When he accepted the job offer, it wasn’t like there were fifty companies competing for his skills. He had applied to several, got interviews at a few, and took the first decent offer that he received. It was a good company, but he didn’t’ really have as much choice in the matter as he’d let himself believe.

He finished his coffee, and started wandering around the mall he found himself in. It was a Saturday afternoon, and he didn’t have any plans, so he kind of wandered aimlessly, like he’d been doing pretty much his whole life. He wandered into a bookshop. Not a big bookshop like a major chain, but a small, niche market bookshop. He browsed around and picked up a book on manifesting. He had always thought that this subject was a bunch of nonsense, that was nothing more than modern day snake oil. What he found inside this book was fascinating, to say the least.

The book described how mankind was a complex biological social organism that had developed over the course of millions of years. And that human social behavior was goal driven, but for many, those goals are determined by those outside of the individual. People have the ability to choose their own goals, or let others choose their goals for them. Of course, it is much easier, and less risky to allow others to choose the goals for them, so nature has this goal setting mechanism built into the human mind by default. But it can be overcome. The book went on to explain that by creating a very compelling idea of what you want to create, and focusing on that idea again and again, your actions will start to naturally and unconsciously pull you towards those pictures that you want to create.

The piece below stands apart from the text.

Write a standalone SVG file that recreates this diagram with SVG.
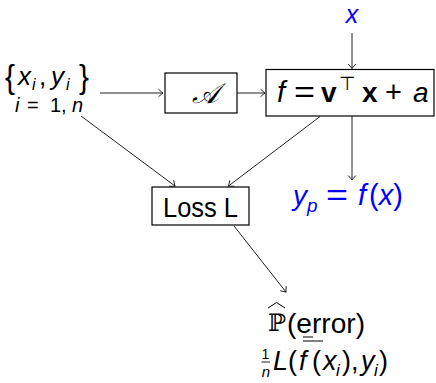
<svg xmlns="http://www.w3.org/2000/svg" width="436" height="383" viewBox="0 0 436 383">
<defs>
<style>
.t{font-family:"Liberation Sans","DejaVu Sans",sans-serif;fill:#000}
.m{font-style:italic}
.b{font-weight:bold}
.blue{fill:#0000ff}
.box{fill:#fff;stroke:#000;stroke-width:1.2}
.c{stroke:#222;stroke-width:1;fill:none}
</style>
<marker id="arr" markerWidth="10" markerHeight="10" refX="0" refY="0" viewBox="-6 -5 7 10" orient="auto" markerUnits="userSpaceOnUse">
<path d="M-4.5,-3.8 Q-1.2,-0.8 0,0 Q-1.2,0.8 -4.5,3.8" fill="none" stroke="#222" stroke-width="1"/>
</marker>
</defs>
<rect width="436" height="383" fill="#fff"/>
<g id="connectors">
<line class="c" x1="100" y1="93" x2="163" y2="93" marker-end="url(#arr)"/>
<line class="c" x1="237" y1="93" x2="265" y2="93" marker-end="url(#arr)"/>
<line class="c" x1="352" y1="33" x2="352" y2="68.5" marker-end="url(#arr)"/>
<line class="c" x1="352" y1="116" x2="352" y2="180" marker-end="url(#arr)"/>
<line class="c" x1="81" y1="116" x2="175" y2="186" marker-end="url(#arr)"/>
<line class="c" x1="320" y1="116.5" x2="228.5" y2="186" marker-end="url(#arr)"/>
<line class="c" x1="234" y1="226" x2="286" y2="292" marker-end="url(#arr)"/>
</g>
<g id="data">
<text class="t" x="5" y="88" font-size="34" textLength="10" lengthAdjust="spacingAndGlyphs">{</text>
<text class="t m" x="18" y="85" font-size="26">x</text>
<text class="t m" x="32" y="90" font-size="16">i</text>
<text class="t" x="39" y="85" font-size="26">,</text>
<text class="t m" x="51" y="85" font-size="26">y</text>
<text class="t m" x="66" y="90" font-size="16">i</text>
<text class="t" x="79" y="88" font-size="34" textLength="10" lengthAdjust="spacingAndGlyphs">}</text>
<text class="t" x="15" y="112" font-size="20"><tspan class="m">i</tspan><tspan x="27">=</tspan><tspan x="50">1,</tspan><tspan x="72" class="m">n</tspan></text>
</g>
<g id="algo">
<rect class="box" x="165" y="73" width="72" height="40"/>
<text class="t m" x="205" y="103" font-size="28" text-anchor="middle" font-family="'DejaVu Serif',serif">𝒜</text>
</g>
<g id="model">
<rect class="box" x="266" y="69.5" width="168" height="46.5"/>
<text class="t m" x="277" y="102" font-size="29">f</text>
<text class="t" x="294" y="102" font-size="29" textLength="21" lengthAdjust="spacingAndGlyphs">=</text>
<text class="t b" x="321" y="102" font-size="28">v</text>
<text class="t" x="339" y="90" font-size="19">⊤</text>
<text class="t b" x="362" y="102" font-size="28">x</text>
<text class="t" x="385" y="102" font-size="29">+</text>
<text class="t m" x="413" y="102" font-size="28">a</text>
</g>
<g id="input">
<text class="t m blue" x="352" y="23" font-size="25" text-anchor="middle">x</text>
</g>
<g id="prediction">
<text class="t m blue" x="293" y="205" font-size="28">y</text>
<text class="t m blue" x="307" y="212" font-size="19">p</text>
<text class="t blue" x="326" y="205" font-size="29" textLength="22" lengthAdjust="spacingAndGlyphs">=</text>
<text class="t m blue" x="358" y="205" font-size="29">f</text>
<text class="t blue" x="369" y="205" font-size="29">(<tspan class="m">x</tspan>)</text>
</g>
<g id="loss">
<rect class="box" x="152" y="187" width="97" height="38"/>
<text class="t" x="163" y="216.5" font-size="27" textLength="75" lengthAdjust="spacingAndGlyphs">Loss L</text>
</g>
<g id="error">
<polyline points="268,308 276.5,302.5 285,308" fill="none" stroke="#000" stroke-width="1"/>
<text x="268" y="331" font-size="24" font-family="'DejaVu Serif',serif">ℙ</text>
<text class="t" x="287" y="333" font-size="27" textLength="78" lengthAdjust="spacingAndGlyphs">(error)</text>
<line x1="303" y1="337" x2="313" y2="337" stroke="#000" stroke-width="1"/>
<line x1="303" y1="341" x2="323" y2="341" stroke="#000" stroke-width="1"/>
<text class="t" x="265.5" y="359" font-size="14" text-anchor="middle">1</text>
<line x1="261.5" y1="362" x2="270" y2="362" stroke="#000" stroke-width="0.9"/>
<text class="t m" x="266" y="377" font-size="15" text-anchor="middle">n</text>
<text class="t" x="273" y="370" font-size="27"><tspan class="m">L</tspan><tspan x="288">(</tspan><tspan x="299" class="m">f</tspan><tspan x="312">(</tspan><tspan x="323" class="m">x</tspan><tspan x="336" y="376" font-size="17" class="m">i</tspan><tspan x="342" y="370">),</tspan><tspan x="361" class="m">y</tspan><tspan x="374" y="376" font-size="17" class="m">i</tspan><tspan x="379" y="370">)</tspan></text>
</g>
</svg>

This guy decided to buy the book and try this out. He spent several weeks coming up with one or two things that he would like to have. His own home, a relationship with a sweet, kind and beautiful woman, a salary double what he was making now. He created several pictures in his mind of each of this, and focused on them whenever he had a chance. Pretty soon, he found himself doing things that he didn’t do before, but seemed to be drawing towards the future that he was imagining, rather than the future that he had allowed others to imagine for him by default.

He started doing things a little bit differently at work, which got him noticed by upper management. Soon he was promoted, and making more money. He started going out by himself, instead of hanging out with his friends. And when he went places, he went to museums, charity events, and other social gatherings rather than the same bars he had been going do. Pretty soon he was dating a few candidates for a serious long-term relationship. And with his increased salary, he was saving enough to put down on a nice house in a neighborhood. Pretty soon his life was completely changed, for the better, and almost as if by magic. The perplexing thing, to him at least, was that he didn’t remember deciding to actually do anything different. All he remembered was making up those pictures of the things he wanted, and focusing on them several times a day. Everything else was pretty automatic. Another thing that came to his attention was how incredibly happy and motivating his life had become. Amazing how these things work.